**DIRECTIVE**. Take the material below and extract the lines from the one with "Give me the" through the one with "const yTitle = 'Values';", word for word, without pictures.

## START

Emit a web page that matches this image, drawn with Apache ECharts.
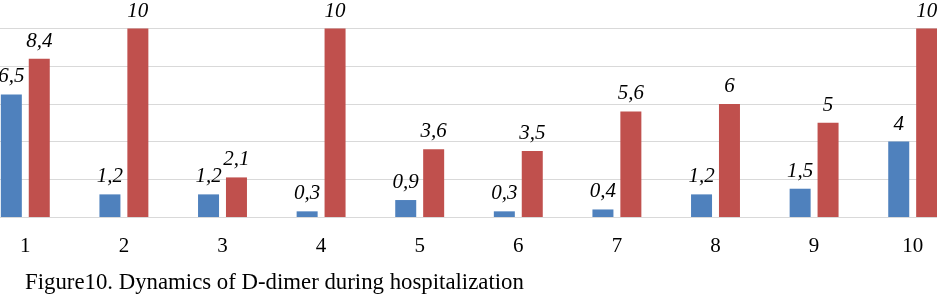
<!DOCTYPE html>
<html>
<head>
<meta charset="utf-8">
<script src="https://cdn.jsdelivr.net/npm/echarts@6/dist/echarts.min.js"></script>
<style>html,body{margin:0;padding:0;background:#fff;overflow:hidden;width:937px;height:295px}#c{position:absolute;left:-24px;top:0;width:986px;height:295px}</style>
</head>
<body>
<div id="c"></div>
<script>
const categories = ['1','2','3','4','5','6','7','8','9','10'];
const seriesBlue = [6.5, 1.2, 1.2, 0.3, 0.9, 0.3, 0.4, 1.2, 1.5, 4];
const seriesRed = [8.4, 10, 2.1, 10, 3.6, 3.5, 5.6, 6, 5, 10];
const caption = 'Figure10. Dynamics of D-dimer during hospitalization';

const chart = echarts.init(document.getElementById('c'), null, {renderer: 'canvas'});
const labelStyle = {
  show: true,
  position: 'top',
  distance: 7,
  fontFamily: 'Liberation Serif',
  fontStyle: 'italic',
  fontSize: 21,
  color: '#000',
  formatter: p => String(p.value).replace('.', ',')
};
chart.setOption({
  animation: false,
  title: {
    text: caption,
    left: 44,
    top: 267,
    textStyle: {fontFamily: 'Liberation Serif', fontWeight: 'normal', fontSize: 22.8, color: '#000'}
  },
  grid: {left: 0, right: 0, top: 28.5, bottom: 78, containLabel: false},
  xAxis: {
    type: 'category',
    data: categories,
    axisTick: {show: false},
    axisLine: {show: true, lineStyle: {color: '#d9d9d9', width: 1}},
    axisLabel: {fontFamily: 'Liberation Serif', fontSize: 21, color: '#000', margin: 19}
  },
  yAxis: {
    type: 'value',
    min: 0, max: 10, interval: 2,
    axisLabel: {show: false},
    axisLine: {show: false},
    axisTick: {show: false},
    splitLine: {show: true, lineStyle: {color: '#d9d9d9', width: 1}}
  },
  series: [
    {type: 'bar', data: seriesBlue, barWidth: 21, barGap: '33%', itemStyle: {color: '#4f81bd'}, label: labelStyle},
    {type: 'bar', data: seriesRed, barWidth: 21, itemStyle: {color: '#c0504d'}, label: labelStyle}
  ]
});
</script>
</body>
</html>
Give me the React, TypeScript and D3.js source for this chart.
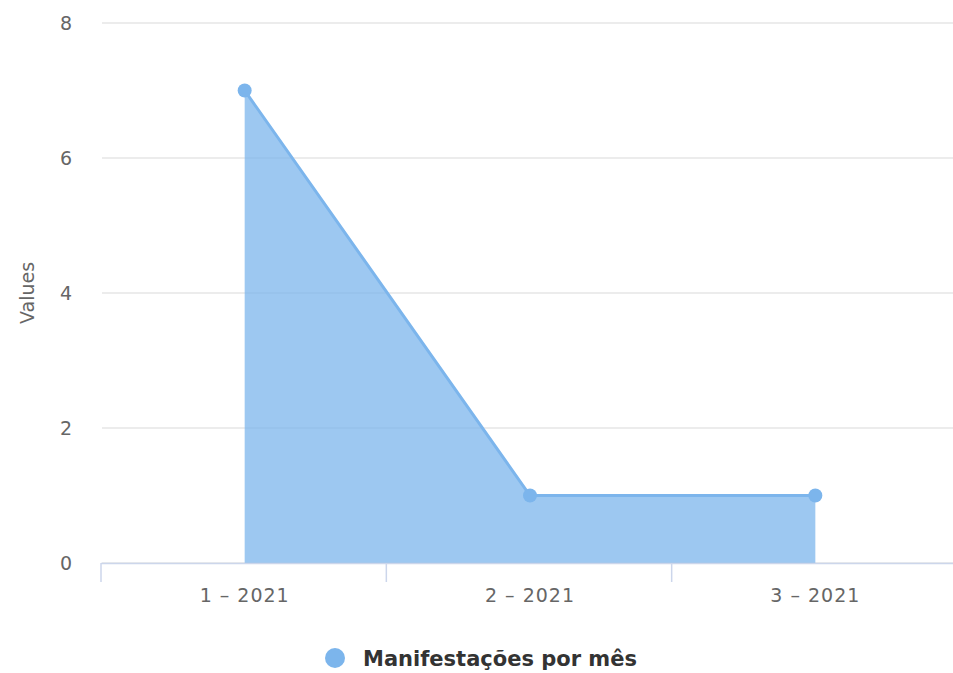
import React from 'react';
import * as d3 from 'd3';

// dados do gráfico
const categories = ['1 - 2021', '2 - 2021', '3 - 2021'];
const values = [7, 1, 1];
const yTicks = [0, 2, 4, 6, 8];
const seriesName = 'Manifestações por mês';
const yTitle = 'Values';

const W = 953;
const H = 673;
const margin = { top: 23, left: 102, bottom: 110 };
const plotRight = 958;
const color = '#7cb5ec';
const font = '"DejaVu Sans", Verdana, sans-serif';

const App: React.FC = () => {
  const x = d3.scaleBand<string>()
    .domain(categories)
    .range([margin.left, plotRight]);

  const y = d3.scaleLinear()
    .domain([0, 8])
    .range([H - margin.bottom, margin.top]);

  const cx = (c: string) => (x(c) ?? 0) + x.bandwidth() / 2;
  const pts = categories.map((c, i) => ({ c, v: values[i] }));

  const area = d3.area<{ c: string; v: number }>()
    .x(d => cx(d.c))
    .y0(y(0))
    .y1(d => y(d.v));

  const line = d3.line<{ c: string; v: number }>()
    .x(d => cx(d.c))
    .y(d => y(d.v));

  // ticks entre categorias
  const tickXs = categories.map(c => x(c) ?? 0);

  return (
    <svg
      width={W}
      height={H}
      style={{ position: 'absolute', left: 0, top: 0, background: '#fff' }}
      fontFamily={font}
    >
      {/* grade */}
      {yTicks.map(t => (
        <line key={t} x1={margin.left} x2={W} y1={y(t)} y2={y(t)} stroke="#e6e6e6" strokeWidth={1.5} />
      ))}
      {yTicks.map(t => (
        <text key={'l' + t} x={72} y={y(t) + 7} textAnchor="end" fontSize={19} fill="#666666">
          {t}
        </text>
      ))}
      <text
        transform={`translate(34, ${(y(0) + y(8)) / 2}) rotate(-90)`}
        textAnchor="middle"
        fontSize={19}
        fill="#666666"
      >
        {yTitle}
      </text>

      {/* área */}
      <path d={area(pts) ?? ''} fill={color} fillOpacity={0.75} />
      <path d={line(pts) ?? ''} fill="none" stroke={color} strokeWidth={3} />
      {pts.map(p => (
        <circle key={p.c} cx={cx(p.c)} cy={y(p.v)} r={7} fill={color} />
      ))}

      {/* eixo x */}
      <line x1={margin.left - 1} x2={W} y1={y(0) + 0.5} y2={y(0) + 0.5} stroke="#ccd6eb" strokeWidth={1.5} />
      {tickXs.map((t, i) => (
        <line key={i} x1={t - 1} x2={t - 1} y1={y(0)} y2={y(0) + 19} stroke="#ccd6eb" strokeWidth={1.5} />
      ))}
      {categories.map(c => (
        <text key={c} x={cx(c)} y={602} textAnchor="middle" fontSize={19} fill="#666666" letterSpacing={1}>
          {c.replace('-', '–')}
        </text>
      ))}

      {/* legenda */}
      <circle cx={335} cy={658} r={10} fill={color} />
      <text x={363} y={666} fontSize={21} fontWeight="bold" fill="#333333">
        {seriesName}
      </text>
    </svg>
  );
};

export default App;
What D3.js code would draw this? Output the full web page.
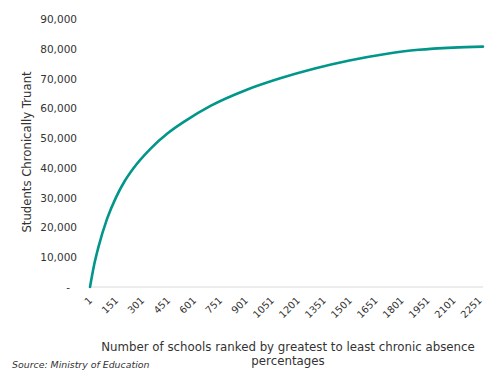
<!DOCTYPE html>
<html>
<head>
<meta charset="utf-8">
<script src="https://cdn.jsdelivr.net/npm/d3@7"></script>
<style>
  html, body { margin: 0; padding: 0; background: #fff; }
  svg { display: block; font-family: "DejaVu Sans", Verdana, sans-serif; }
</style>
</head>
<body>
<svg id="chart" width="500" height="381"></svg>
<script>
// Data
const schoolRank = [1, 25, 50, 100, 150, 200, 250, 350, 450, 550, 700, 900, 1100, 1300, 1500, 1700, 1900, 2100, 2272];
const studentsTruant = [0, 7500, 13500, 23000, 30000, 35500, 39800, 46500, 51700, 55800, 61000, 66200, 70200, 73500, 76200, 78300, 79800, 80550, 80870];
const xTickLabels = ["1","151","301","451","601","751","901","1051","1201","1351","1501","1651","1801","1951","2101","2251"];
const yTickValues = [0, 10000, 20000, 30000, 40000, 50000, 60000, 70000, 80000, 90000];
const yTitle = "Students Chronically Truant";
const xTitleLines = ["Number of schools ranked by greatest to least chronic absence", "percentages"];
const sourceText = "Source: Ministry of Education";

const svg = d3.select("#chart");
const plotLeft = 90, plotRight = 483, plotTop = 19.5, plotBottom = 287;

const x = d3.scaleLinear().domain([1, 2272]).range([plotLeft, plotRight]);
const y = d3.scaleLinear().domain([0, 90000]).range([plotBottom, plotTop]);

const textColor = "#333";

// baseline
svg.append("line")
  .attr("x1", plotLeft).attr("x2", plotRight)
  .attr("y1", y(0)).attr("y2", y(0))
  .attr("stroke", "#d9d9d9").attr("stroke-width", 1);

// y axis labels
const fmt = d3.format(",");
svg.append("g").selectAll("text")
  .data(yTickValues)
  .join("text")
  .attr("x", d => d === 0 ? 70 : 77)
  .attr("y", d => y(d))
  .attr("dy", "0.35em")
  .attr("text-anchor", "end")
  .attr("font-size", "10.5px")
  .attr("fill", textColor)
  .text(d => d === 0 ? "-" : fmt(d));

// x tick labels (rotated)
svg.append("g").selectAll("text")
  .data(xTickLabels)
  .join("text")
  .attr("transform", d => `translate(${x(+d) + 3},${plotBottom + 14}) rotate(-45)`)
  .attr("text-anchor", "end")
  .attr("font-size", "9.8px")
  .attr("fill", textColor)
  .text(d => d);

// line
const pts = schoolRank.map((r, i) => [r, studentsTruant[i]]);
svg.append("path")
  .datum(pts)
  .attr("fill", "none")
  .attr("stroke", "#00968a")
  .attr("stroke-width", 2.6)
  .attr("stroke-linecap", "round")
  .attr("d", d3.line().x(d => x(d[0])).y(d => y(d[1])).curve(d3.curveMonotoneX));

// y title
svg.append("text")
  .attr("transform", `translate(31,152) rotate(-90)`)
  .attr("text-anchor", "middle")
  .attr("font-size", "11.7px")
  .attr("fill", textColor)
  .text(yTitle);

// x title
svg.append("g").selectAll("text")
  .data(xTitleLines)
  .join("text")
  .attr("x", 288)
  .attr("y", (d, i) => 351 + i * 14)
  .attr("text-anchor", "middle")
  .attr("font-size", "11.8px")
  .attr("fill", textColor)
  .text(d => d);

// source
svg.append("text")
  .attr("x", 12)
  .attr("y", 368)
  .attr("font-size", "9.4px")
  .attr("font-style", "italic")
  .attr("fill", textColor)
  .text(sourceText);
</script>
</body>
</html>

## END

**COMPLETE RESPONSE**.
Give me the React, TypeScript and D3.js source for this chart.
import React from 'react';
import * as d3 from 'd3';

// dados do gráfico
const categories = ['1 - 2021', '2 - 2021', '3 - 2021'];
const values = [7, 1, 1];
const yTicks = [0, 2, 4, 6, 8];
const seriesName = 'Manifestações por mês';
const yTitle = 'Values';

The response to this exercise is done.